The signs of a slowing housing market keep rolling in.
Buyers have more available homes to tour, and they face less intense competition and bidding wars.
While home prices remain stubbornly high, they're showing signs of leveling off. Some economists forecast home values to dip as much as 10% in cities like Boise, Nashville, and Phoenix, which saw some of the biggest price increases during the housing boom.
These are all good signs for buyers, but they're pretty small improvements when you consider pre-boom 2019.
A dose of perspective
- The number of homes undergoing a bidding war has fallen below 50% for the first time in two years. But that's still four times higher than in June 2019, when the rate of bidding wars was a modest 12%, according to Redfin.
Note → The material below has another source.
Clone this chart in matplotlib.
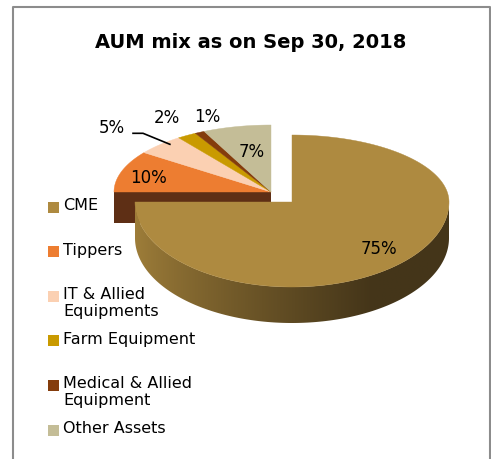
import numpy as np
import matplotlib.pyplot as plt
from matplotlib.patches import Polygon

title = 'AUM mix as on Sep 30, 2018'
labels = ['CME', 'Tippers', 'IT & Allied\nEquipments', 'Farm Equipment',
          'Medical & Allied\nEquipment', 'Other Assets']
shares = [75, 10, 5, 2, 1, 7]
colors = ['#AE8A40', '#ED7D31', '#FBD0B2', '#C99A00', '#843C0C', '#C4BD97']

# pie geometry in pixels (y grows downward), crude perspective
cx, cy = 292, 202
rx, ry_up, ry_down = 157, 67, 85
depth, depth_back = 36, 31
ox, oy = -21, -10          # explode offset of the small slices

def pt(t, dx=0, dy=0):
    s = np.sin(t)
    ry = np.where(s > 0, ry_up, ry_down)
    return cx + dx + rx * np.cos(t), cy + dy - ry * s

fig = plt.figure(figsize=(4.91, 4.59), dpi=100)
ax = fig.add_axes([0, 0, 1, 1])
ax.set_xlim(0, 491)
ax.set_ylim(459, 0)
ax.axis('off')

# frame
ax.plot([13, 13, 490, 490], [459, 7, 7, 459], color='#8c8c8c', lw=1.5)

bounds = 90 - 360 * np.concatenate([[0], np.cumsum(shares)]) / 100.0
bounds = np.radians(bounds)

# exploded group: front cut face first
gx, gy = cx + ox, cy + oy
ax.add_patch(Polygon([[gx - rx, gy], [gx, gy], [gx, gy + depth_back], [gx - rx, gy + depth_back]],
                     closed=True, fc='#5E2F15', ec='none'))
for i in range(1, len(shares)):
    t = np.linspace(bounds[i], bounds[i + 1], 40)
    x, y = pt(t, ox, oy)
    poly = np.column_stack([np.r_[gx, x], np.r_[gy, y]])
    ax.add_patch(Polygon(poly, closed=True, fc=colors[i], ec=colors[i], lw=0.3))

# CME rim, shaded left -> right
t = np.linspace(-np.pi, 0, 200)
x, y = pt(t)
rim = Polygon(np.column_stack([np.r_[x, x[::-1]], np.r_[y, y[::-1] + depth]]),
              closed=True, fc='none', ec='none')
ax.add_patch(rim)
light = np.array([160, 127, 58]) / 255
dark = np.array([68, 53, 25]) / 255
f = np.clip(np.linspace(0, 1, 300) ** 0.8 * 1.25, 0, 1)
grad = (light[None, :] + (dark - light)[None, :] * f[:, None])[None, :, :]
im = ax.imshow(grad, extent=[cx - rx - 2, cx + rx + 2, cy + ry_down + depth + 2, cy - 2],
               aspect='auto', interpolation='bilinear', zorder=1.5)
im.set_clip_path(rim)
ax.set_xlim(0, 491)
ax.set_ylim(459, 0)

t = np.linspace(bounds[0], bounds[1], 200)
x, y = pt(t)
ax.add_patch(Polygon(np.column_stack([np.r_[cx, x], np.r_[cy, y]]), closed=True,
                     fc=colors[0], ec=colors[0], lw=0.3, zorder=2))

# percentage labels
lab_r = [0.78, 0.82, 1.45, 1.28, 1.25, 0.56]
lab_shift = [(0, 0), (0, 3), (2, 5), (4, -2), (25, 0), (0, -3)]
for i, s in enumerate(shares):
    mid = (bounds[i] + bounds[i + 1]) / 2
    dx, dy = (0, 0) if i == 0 else (ox, oy)
    s_ = np.sin(mid)
    ry = ry_up if s_ > 0 else ry_down
    lx = cx + dx + rx * lab_r[i] * np.cos(mid) + lab_shift[i][0]
    ly = cy + dy - ry * lab_r[i] * s_ + lab_shift[i][1]
    ax.text(lx, ly, f'{s}%', fontsize=12, ha='center', va='center', color='black', zorder=3)
    if i == 2:
        ex, ey = pt(mid - 0.05, ox, oy)
        ex = gx + (ex - gx) * 0.96
        ey = gy + (ey - gy) * 0.96
        ax.plot([lx + 21, lx + 31, ex], [ly + 5, ly + 5, ey], color='black', lw=1.2, zorder=3)

ax.text(251, 42, title, fontsize=14, fontweight='bold', ha='center', va='center')

# legend
for i, lab in enumerate(labels):
    yy = 207 + i * 44.6
    ax.add_patch(Polygon([[48, yy - 5.5], [59, yy - 5.5], [59, yy + 5.5], [48, yy + 5.5]],
                         closed=True, fc=colors[i], ec='none'))
    ax.text(63, yy - 9, lab, fontsize=11.5, ha='left', va='top', linespacing=1.15)

fig.savefig('out.png', dpi=100)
- Sellers are dropping their listing prices more often in 49 of the nation's 50 largest metro areas. But national data shows that homes are still selling for an average of 1.4% above list price.
- In June, homes spent an average of 32 days on the market, one more day than in May. For buyers used to seeing homes fly off the market in a single weekend, it's a step in the right direction. But houses are still selling an average of 25 days faster than in June 2019.
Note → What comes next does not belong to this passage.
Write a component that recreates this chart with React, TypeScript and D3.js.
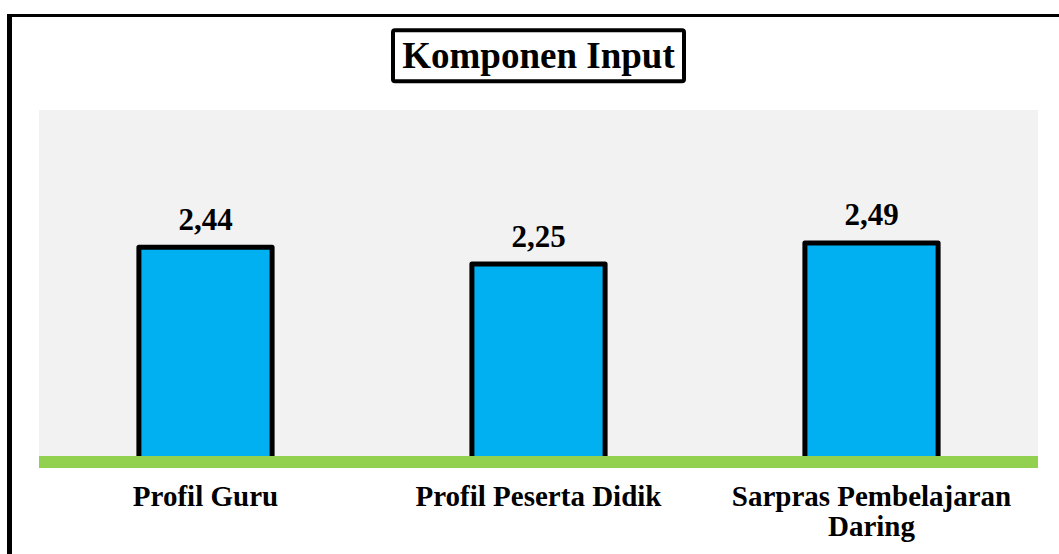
import React from "react";
import * as d3 from "d3";

const categories: string[] = ["Profil Guru", "Profil Peserta Didik", "Sarpras Pembelajaran Daring"];
const values: number[] = [2.44, 2.25, 2.49];
const valueLabels: string[] = ["2,44", "2,25", "2,49"];
const title = "Komponen Input";

const W = 1059;
const H = 554;
const plotLeft = 39;
const plotRight = 1038;
const plotTop = 110;
const zeroY = 462;

function wrapLabel(label: string, maxChars: number): string[] {
  const words = label.split(" ");
  const lines: string[] = [];
  let cur = "";
  for (const w of words) {
    const next = cur ? cur + " " + w : w;
    if (next.length > maxChars && cur) {
      lines.push(cur);
      cur = w;
    } else cur = next;
  }
  if (cur) lines.push(cur);
  return lines;
}

export default function App() {
  const x = d3.scaleBand<string>().domain(categories).range([plotLeft, plotRight]).padding(0);
  const y = d3.scaleLinear().domain([0, 4]).range([zeroY, plotTop]);
  const bw = x.bandwidth();
  const barW = bw * 0.4;
  const font = "'Liberation Serif', 'Times New Roman', serif";

  return (
    <svg width={W} height={H} style={{ position: "absolute", left: 0, top: 0, background: "#fff" }} fontFamily={font}>
      <rect x={0} y={0} width={W} height={H} fill="#fff" />
      {/* outer frame (clipped) */}
      <line x1={9.5} y1={14} x2={9.5} y2={H + 5} stroke="#000" strokeWidth={5} />
      <line x1={7} y1={15.5} x2={W + 5} y2={15.5} stroke="#000" strokeWidth={3} />
      {/* title box */}
      <rect x={393} y={30.3} width={291} height={51} fill="#fff" stroke="#000" strokeWidth={4} rx={2} />
      <text x={538.5} y={68} textAnchor="middle" fontSize={37} fontWeight="bold" fill="#000">
        {title}
      </text>
      {/* plot area */}
      <rect x={plotLeft} y={plotTop} width={plotRight - plotLeft} height={zeroY - plotTop} fill="#F2F2F2" />
      {categories.map((c, i) => {
        const cx = (x(c) as number) + bw / 2;
        const top = y(values[i]);
        return (
          <g key={c}>
            <rect
              x={cx - barW / 2}
              y={top}
              width={barW}
              height={zeroY - top}
              fill="#00B0F0"
              stroke="#000"
              strokeWidth={5}
              strokeLinejoin="round"
            />
            <text x={cx} y={top - 17.5} textAnchor="middle" fontSize={31} fontWeight="bold" fill="#000">
              {valueLabels[i]}
            </text>
          </g>
        );
      })}
      {/* baseline */}
      <rect x={plotLeft} y={zeroY - 6} width={plotRight - plotLeft} height={12} fill="#92D050" />
      {categories.map((c) => {
        const cx = (x(c) as number) + bw / 2;
        const lines = wrapLabel(c, 21);
        return (
          <text key={"l" + c} textAnchor="middle" fontSize={29} fontWeight="bold" fill="#000">
            {lines.map((ln, j) => (
              <tspan key={j} x={cx} y={506 + j * 30}>
                {ln}
              </tspan>
            ))}
          </text>
        );
      })}
    </svg>
  );
}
Also, keep in mind that part of the reason for the market slowdown is higher mortgage rates. While buyers who can still afford a home may face less competition in the coming months, we still have a long way to go before we reach a buyer's market.
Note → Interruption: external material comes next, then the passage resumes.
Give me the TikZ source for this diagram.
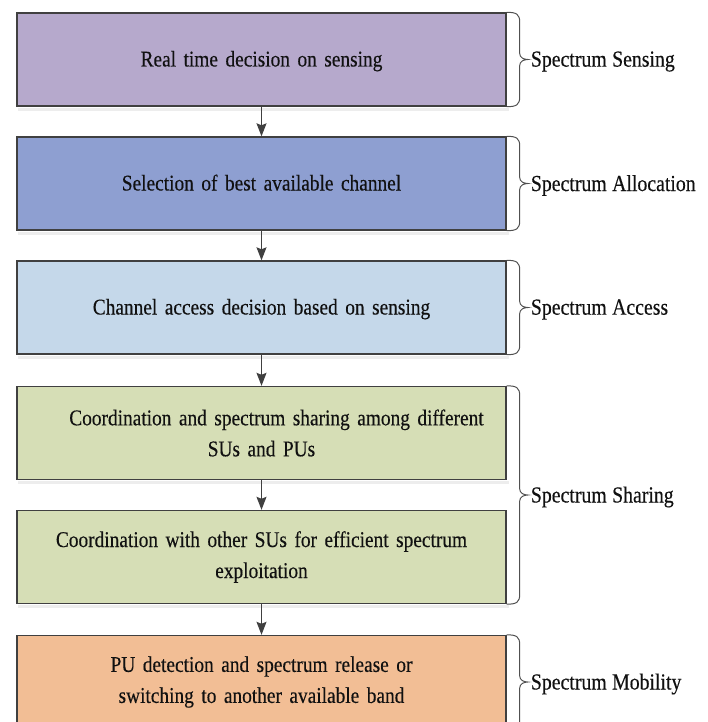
\documentclass[tikz,border=0pt]{standalone}
\usepackage{fontspec}
\setmainfont[FakeStretch=0.86,WordSpace=0.75,FakeBold=0.3]{Liberation Serif}
\newfontfamily\lblfont[FakeStretch=0.86,WordSpace=1.1,FakeBold=0.3]{Liberation Serif}
\usetikzlibrary{arrows.meta,calc}
\definecolor{cSense}{HTML}{B6A9CC}
\definecolor{cAlloc}{HTML}{8E9FD1}
\definecolor{cAccess}{HTML}{C5D8EA}
\definecolor{cShare}{HTML}{D6DEB6}
\definecolor{cMob}{HTML}{F2BE95}
\definecolor{boxline}{HTML}{404040}
\definecolor{arrowc}{HTML}{404040}
\definecolor{bracecol}{HTML}{505050}
\definecolor{txt}{HTML}{111111}
\newcommand{\specbrace}[3]{%
  \path (#1.north east) coordinate (bt-#3) (#2.south east) coordinate (bb-#3);
  \coordinate (bm-#3) at ($(bt-#3)!0.5!(bb-#3)$);
  \draw[bracec] (bt-#3) .. controls +(10,0) and +(0,-8) .. ($(bt-#3)+(13,10)$)
    -- ($(bm-#3)+(13,-6)$) .. controls +(0,4) and +(-4,0) .. ($(bm-#3)+(21,0)$) coordinate (#3)
    .. controls +(-4,0) and +(0,-4) .. ($(bm-#3)+(13,6)$)
    -- ($(bb-#3)+(13,-10)$) .. controls +(0,8) and +(10,0) .. (bb-#3);
}
\newcommand{\oneline}[1]{\raisebox{-7pt}[0pt][0pt]{#1}}
\begin{document}
\begin{tikzpicture}[x=1pt,y=-1pt,
  stagebox/.style={draw=boxline,line width=1.4pt,minimum width=489pt,minimum height=93pt,
    inner sep=0pt,align=center,text width=470pt,text=txt,font=\fontsize{22.5}{31}\selectfont},
  flow/.style={draw=arrowc,line width=1.1pt,-{Stealth[length=13pt,width=10pt,inset=2pt]}},
  bracec/.style={draw=bracecol,line width=1pt},
  lbl/.style={anchor=west,inner sep=0pt,text=txt,font=\lblfont\fontsize{23}{31}\selectfont},
  shade/.style={fill=black,opacity=0.07}]
\useasboundingbox (0,0) rectangle (708,722);
\fill[white] (0,0) rectangle (708,722);
\node[stagebox,fill=cSense] (b1) at (261.5,59.5) {\oneline{Real time decision on sensing}};
\node[stagebox,fill=cAlloc] (b2) at (261.5,183.5) {\oneline{Selection of best available channel}};
\node[stagebox,fill=cAccess] (b3) at (261.5,307.5) {\oneline{Channel access decision based on sensing}};
\node[stagebox,fill=cShare] (b4) at (261.5,433) {\hspace*{30pt}Coordination and spectrum sharing among different\\SUs and PUs};
\node[stagebox,fill=cShare] (b5) at (261.5,557) {Coordination with other SUs for efficient spectrum\\exploitation};
\node[stagebox,fill=cMob] (b6) at (261.5,682) {PU detection and spectrum release or\\switching to another available band};
\foreach \b in {b1,b2,b3,b4,b5}{
  \fill[shade] ($(\b.south west)+(2,1)$) rectangle ($(\b.south east)+(2,4)$);
}
\draw[flow] (b1) -- (b2);
\draw[flow] (b2) -- (b3);
\draw[flow] (b3) -- (b4);
\draw[flow] (b4) -- (b5);
\draw[flow] (b5) -- (b6);
\specbrace{b1}{b1}{t1}
\specbrace{b2}{b2}{t2}
\specbrace{b3}{b3}{t3}
\specbrace{b4}{b5}{t4}
\specbrace{b6}{b6}{t6}
\node[lbl] (l1) at ($(t1)+(3,2)$) {Spectrum Sensing};
\node[lbl] (l2) at ($(t2)+(3,2)$) {Spectrum Allocation};
\node[lbl] (l3) at ($(t3)+(3,2)$) {Spectrum Access};
\node[lbl] (l4) at ($(t4)+(3,2)$) {Spectrum Sharing};
\node[lbl] (l6) at ($(t6)+(3,2)$) {Spectrum Mobility};
\end{tikzpicture}
\end{document}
Fact: Prices remain at an all-time high
In the second quarter of 2022, the median home sale price in the U.S. reached a record high of $440,300 — meaning the typical home costs 37% more than it did just three years ago.
Combined with mortgage rates that have jumped more than 2 percentage points since January, borrowers are now paying 44% more per month than their peers who bought at the beginning of the year.
Fact: There are still more buyers than homes
While less competition should theoretically make home buying easier, national home sale data from Realtor.com shows that homes are still selling an average of four days faster than they were a year ago — the result of pent-up buyer demand coupled with a housing supply that, while growing, is less than half of what it was in 2019.
While plenty of buyers still want homes, they're not so eager to overpay. "Buyers are very hesitant right now," says realtor Eric Hegwer. "Most think prices will go down."
With buyers eager to catch a break after 100 straight months of rising home prices, realtors are seeing something of a standoff in the market, as sellers show their reluctance to give up any of the appreciation they've seen over the past two years.
Despite evidence of wishful thinking on both sides of the offer table, for now, we're dealing with a market that's neither firmly in buyers' or sellers' favor.
What should a buyer or seller do?
Avoid trying to time the housing market. As tempting as that may be.
"The market is the market," says Ken Sisson, a veteran realtor in Los Angeles.
He cautions that whether it's considered a buyer's market or seller's market makes little difference when it comes to individual transactions. "Each property has its own sweet spot, no matter what the overall real estate market is up to on the macro level."
Don't let macro housing trends determine your next move, Sisson says. Instead, he advises finding a good real estate agent to answer your questions and discuss strategies based on what's happening locally.